As India solidifies its position as one of the world’s fastest-growing major economy amid global economic uncertainties, the Union Budget 2025-26 strikes a fine balance between fiscal prudence and a strategic roadmap for long-term growth.
The government’s achievement in bettering its fiscal deficit target to 4.8% for FY25, coupled with a projected deficit of 4.4% for FY26, signals strong macroeconomic management that creates a stable operating environment for the banking sector.
By staying focused on fiscal consolidation, the government is keeping long-term borrowing costs in check, reducing pressure on financial resources, and freeing up space for the private sector to thrive.
While the economy is expected to moderate to 6.4% growth in FY25 from 8.2% in FY24, the fundamentals remain robust, supported by a strong domestic market and rising working-age population. The projected moderation in inflation to 4.5% in FY26, aided by favourable food prices and softening commodity costs, creates an optimal environment for credit growth. These macroeconomic conditions, combined with the budget’s strategic initiatives, present significant opportunities for the banking sector to drive economic expansion through enhanced credit access and financial inclusion.
Rural credit and financial inclusion
The budget’s emphasis on rural credit expansion through the Kisan Credit Card (KCC) scheme marks a significant step forward. The enhancement of loan limits from Rs 0.3 million to Rs 0.5 million, benefiting 77 million farmers, fishermen, and dairy farmers, represents a substantial opportunity for the banking sector.
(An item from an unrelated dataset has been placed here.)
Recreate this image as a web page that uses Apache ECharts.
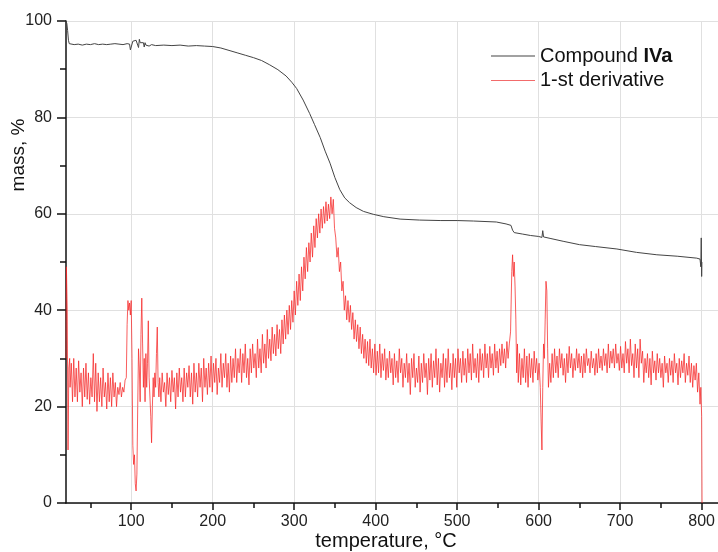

This move will not only boost agricultural productivity but also expand our rural banking portfolio.
The introduction of the ‘Grameen Credit Score’ framework by Public Sector Banks is particularly noteworthy. This initiative will revolutionize rural credit assessment, enabling banks to better serve Self Help Group members and rural populations. It’s a crucial step toward data-driven rural banking that could significantly reduce credit risk while expanding our rural customer base.
MSME sector reforms and credit enhancement
The budget introduces transformative measures for the MSME sector, which currently constitutes 6.6% of non-food credit, up from 5.3% in March 2020. The revision in MSME classification criteria, with 2.5x enhancement in investment limits and 2x in turnover limits, will allow more businesses to retain their MSME status while scaling operations. The introduction of micro-enterprise credit cards with a Rs 0.5 million limit for Udyam-registered entities, targeting one million cards in the first year, presents a significant business opportunity.
Furthermore, the enhanced credit guarantee cover for MSEs (from Rs 50 million to Rs 100 million) could unlock additional credit flow of approximately Rs 1.5 trillion. This enhancement, coupled with special provisions for well-run exporter MSMEs for term loans up to Rs 200 million, demonstrates the government’s commitment to strengthening this vital sector.
Digital banking and payment systems
The Budget shows continued focus on technological innovation, though with some recalibration. The revamping of PMSVANidhi with UPI-linked credit cards shows the government’s commitment to digitizing small-scale lending. However, the reduction in allocation for incentivizing RuPay debit cards and low-value UPI transactions from Rs 20 billion to Rs 4.37 billion requires banks to reassess their digital payment strategies.
Insurance and investment reforms
The increase in FDI limit for insurance from 74% to 100% represents a significant opportunity for banking institutions with insurance subsidiaries. This could lead to enhanced capital inflow and technological capabilities in the bancassurance space. The clarification on ULIP taxation as capital gains brings much-needed clarity to our wealth management offerings, particularly benefiting high-tax-bracket individuals.
Strategic implications and way forward
For the banking sector, these initiatives require strategic responses across multiple dimensions. First, banks need to strengthen their rural presence and digital infrastructure to effectively implement the enhanced KCC scheme and Grameen Credit Score framework. Second, the expanded credit guarantee scheme necessitates robust risk assessment frameworks while offering opportunities for portfolio growth.
The budget’s emphasis on blended finance, evidenced by initiatives like SWAMIH Fund 2 with its Rs 150 billion allocation, opens new avenues for public-private partnerships in stressed asset resolution. The increased outlay under PMAY 2.0’s interest subsidy scheme (Rs 15 billion for FY25 and Rs 35 billion for FY26) presents opportunities in affordable housing finance.
As we move forward, the success of these initiatives will depend on the banking sector’s ability to leverage technology, strengthen risk management frameworks, and create innovative products that cater to the evolving needs of our diverse customer base. The budget has set the stage for transformative growth in the banking sector, and it’s now up to us to convert these opportunities into sustainable business growth while furthering the national agenda of financial inclusion and economic development. The coming fiscal year presents both challenges and opportunities for the banking sector. By focusing on efficient implementation of these measures while maintaining asset quality and profitability, banks can play a crucial role in achieving the government’s vision of inclusive economic growth.